One of the motivations for starting this blog was to reignite my guttering enthusiasm for cooking. I came home yesterday evening feeling mean and low-spirited after running crabby children all over town in the pitiful minivan (For the second time in a week, I was chased by a guy madly honking his horn who offered to fix the dents for $280. I almost said yes just to stop these dudes from following me. The last guy quoted me $1000.)
Back in my untidy home, I wasn't in the mood to melt a pound of butter and brown it into ghee, but once I started, miraculously, I became happy and calm and maternal and domestic goddessy.
King's seafood ragout (patia) is a beautiful recipe, in which firm white fish (or shrimp -- but I'm down on shrimp lately) is quickly patted with spices, sauteed, and then mixed in this very sweet/sour sauce of onions, tamarind, jaggery (more on this later!!!) and tomatoes. The sauce is the main event here, and it's both tasty and terrifically fun to make -- one of those Indian dishes where you get to turn the stove up to its highest notch and "sizzle" a pile of spices and chilies until the skins blister. Very emphatic and satisfying.
She specified khichri (rice and some legume cooked together into nutritious mush) as a side. I tried her Mother's khichri, for which I used tiny red lentils and my pretty homemade ghee. Alas: woefully bland.

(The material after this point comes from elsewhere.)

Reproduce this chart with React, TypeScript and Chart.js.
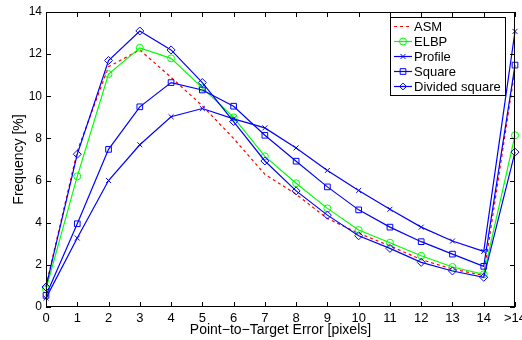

Finally, I tackled the recipe for cardamom cake, described by King as "one of the most precious gifts I've ever received in my life." It comes via a Swedish friend of hers, and I was skeptical as I mixed the batter, which took approximately five minutes. It includes whole "bruised" cardamom seeds, very unorthodox, possibly unappetizing. The cake came out of the oven pale and demure, but, when turned out on the plate, wore a perfect crown of crisp sliced almonds.
How did it taste?
It is one of the most precious gifts I've ever received from a cookbook.